Au reste, une voix s’élevait, une voix dont en Allemagne, mais seulement en Allemagne, on a l’habitude de dire qu’elle ne ment jamais : c’était la voix de Guillaume II. L’empereur évangélique, inaugurant par une inexactitude, qui ne devait pas être la dernière, la longue série de ses messages au président Wilson, lui télégraphiait, le 4 septembre 1914, que dans cette guerre de guérillas, des prêtres belges avaient commis des cruautés sur des soldats blessés, sur des médecins, sur des infirmières[1]. Prêtres et religieux, dans Louvain, n’ont fait que prêcher le calme, rectifiait le 10 septembre, dans la Gazette populaire de Cologne, le prêtre Sonnenschein. Le Bureau allemand de défense ecclésiastique Pax, le délégué du cardinal-archevêque de Vienne[2], instituaient des enquêtes qui justifiaient à leur tour le clergé belge. Mais l’effet des légendes populaires et de l’affirmation impériale survivait aux démentis ; dans la région d’Hildesheim, les ouvriers protestans insultaient leurs camarades catholiques ; en Prusse orientale, dans l’Eifel, des prêtres étaient gravement outragés[3], et certains publicistes catholiques tremblaient que les foules évangéliques ne prissent bientôt argument des prétendues atrocités sacerdotales de Belgique pour conclure à une connexion entre le catholicisme et l’anti-germanisme.

Des publications se succédaient, en effet, où s’affirmait, avec une insistance de plus en plus pénible pour les catholiques, l’identité entre germanisme et protestantisme.

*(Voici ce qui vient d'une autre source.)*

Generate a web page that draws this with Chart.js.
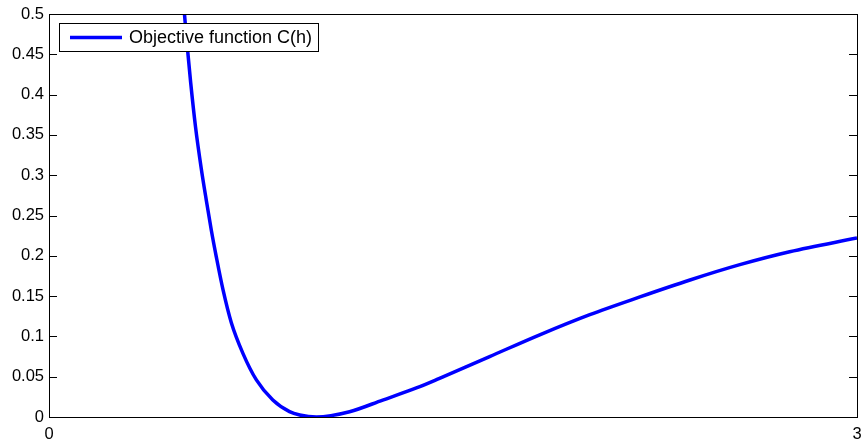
<!DOCTYPE html>
<html>
<head>
<meta charset="utf-8">
<script src="https://cdn.jsdelivr.net/npm/chart.js@4/dist/chart.umd.min.js"></script>
<style>
  html, body { margin: 0; padding: 0; background: #fff; }
  #wrap { width: 862px; height: 440px; }
</style>
</head>
<body>
<div id="wrap"><canvas id="chart"></canvas></div>
<script>
// values
const seriesLabel = 'Objective function C(h)';
const hValues = [0.49, 0.503, 0.511, 0.526, 0.544, 0.565, 0.584, 0.603, 0.621, 0.646, 0.677, 0.72,
                 0.77, 0.831, 0.893, 0.931, 0.993, 1.116, 1.239, 1.364, 1.45, 1.636, 1.822, 2.008,
                 2.194, 2.38, 2.565, 2.75, 3.0];
const cValues = [0.56, 0.5, 0.468, 0.415, 0.36, 0.309, 0.269, 0.231, 0.199, 0.158, 0.117, 0.079,
                 0.046, 0.021, 0.0066, 0.0025, 0.0, 0.0066, 0.021, 0.036, 0.048, 0.075, 0.102, 0.127,
                 0.149, 0.17, 0.189, 0.205, 0.222];
const xTicks = [0, 3];
const yTicks = [0, 0.05, 0.1, 0.15, 0.2, 0.25, 0.3, 0.35, 0.4, 0.45, 0.5];
const yTickLabels = ['0', '0.05', '0.1', '0.15', '0.2', '0.25', '0.3', '0.35', '0.4', '0.45', '0.5'];

const FONT = '"Liberation Sans", Arial, Helvetica, sans-serif';

// box around the plot, inside ticks and the legend, matlab style
const framePlugin = {
    id: 'frame',
    afterDatasetsDraw(chart) {
        const ctx = chart.ctx;
        const a = chart.chartArea;
        const xs = chart.scales.x, ys = chart.scales.y;
        ctx.save();
        ctx.strokeStyle = '#000';
        ctx.lineWidth = 1;
        ctx.beginPath();
        yTicks.forEach(v => {
            const y = Math.round(ys.getPixelForValue(v)) + 0.5;
            ctx.moveTo(a.left, y); ctx.lineTo(a.left + 8, y);
            ctx.moveTo(a.right, y); ctx.lineTo(a.right - 8, y);
        });
        xTicks.forEach(v => {
            const x = Math.round(xs.getPixelForValue(v)) + 0.5;
            ctx.moveTo(x, a.bottom); ctx.lineTo(x, a.bottom - 8);
            ctx.moveTo(x, a.top); ctx.lineTo(x, a.top + 8);
        });
        ctx.stroke();
        ctx.strokeRect(Math.round(a.left) + 0.5, Math.round(a.top) + 0.5,
                       Math.round(a.right - a.left), Math.round(a.bottom - a.top));

        // legend box
        const lx = 59.5, ly = 23.5, lw = 259, lh = 28;
        ctx.fillStyle = '#fff';
        ctx.fillRect(lx, ly, lw, lh);
        ctx.strokeRect(lx, ly, lw, lh);
        ctx.strokeStyle = '#0000ff';
        ctx.lineWidth = 3.5;
        ctx.beginPath();
        ctx.moveTo(70, ly + lh / 2); ctx.lineTo(122, ly + lh / 2);
        ctx.stroke();
        ctx.fillStyle = '#000';
        ctx.font = '18px ' + FONT;
        ctx.textBaseline = 'middle';
        ctx.fillText(seriesLabel, 129, ly + lh / 2 + 1);
        ctx.restore();
    }
};

new Chart(document.getElementById('chart'), {
    type: 'line',
    data: {
        datasets: [{
            label: seriesLabel,
            data: hValues.map((h, i) => ({ x: h, y: cValues[i] })),
            borderColor: '#0000ff',
            borderWidth: 3.5,
            pointRadius: 0,
            cubicInterpolationMode: 'monotone',
            fill: false,
            clip: 0
        }]
    },
    options: {
        responsive: true,
        maintainAspectRatio: false,
        animation: false,
        layout: { padding: { top: 14, right: 5, left: 0, bottom: 0 } },
        plugins: { legend: { display: false }, tooltip: { enabled: false } },
        scales: {
            x: {
                type: 'linear',
                min: 0,
                max: 3,
                grid: { display: false, drawTicks: false },
                border: { display: false },
                afterBuildTicks: (scale) => { scale.ticks = xTicks.map(v => ({ value: v })); },
                afterFit: (scale) => {
                    scale.height = 23;
                    scale.paddingLeft = 0;
                    scale.paddingRight = 0;
                },
                ticks: {
                    color: '#000',
                    padding: 8,
                    maxRotation: 0,
                    autoSkip: false,
                    font: { family: FONT, size: 16.5 }
                }
            },
            y: {
                min: 0,
                max: 0.5,
                grid: { display: false, drawTicks: false },
                border: { display: false },
                afterBuildTicks: (scale) => { scale.ticks = yTicks.map(v => ({ value: v })); },
                afterFit: (scale) => {
                    scale.width = 49;
                    scale.paddingTop = 0;
                    scale.paddingBottom = 0;
                },
                ticks: {
                    color: '#000',
                    padding: 5,
                    autoSkip: false,
                    font: { family: FONT, size: 16.5 },
                    callback: (value, i) => yTickLabels[i]
                }
            }
        }
    },
    plugins: [framePlugin]
});
</script>
</body>
</html>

Un article intitulé : La Transformation de la situation religieuse par la guerre, paraissait en septembre 1914 dans une revue théologique protestante, sous la signature du pasteur Dietrich Graue : « Nous Allemands, expliquait-il, nous devons remplir notre mission historique. » Et il continuait :


Elle a nom protestantisme. C’est là un mot étranger, mais c’est une chose qui nous est à tous familière, une chose qui n’est pas le privilège de l’Église évangélique, mais qui est vivante dans tous les cœurs vraiment allemands. Son plus grand prophète fut Kant, avec son mot d’airain : Tu peux, car tu dois. Il y a protestantisme, là où un homme se dévoue

  1. Réponse au Livre Blanc, p. 60.
  2. Réponse au Livre Blanc, p. 75-79.
  3. Incidens d’Elbing, de Sombrot, dans l’Eifel (Johannet, op. cit., p. 78).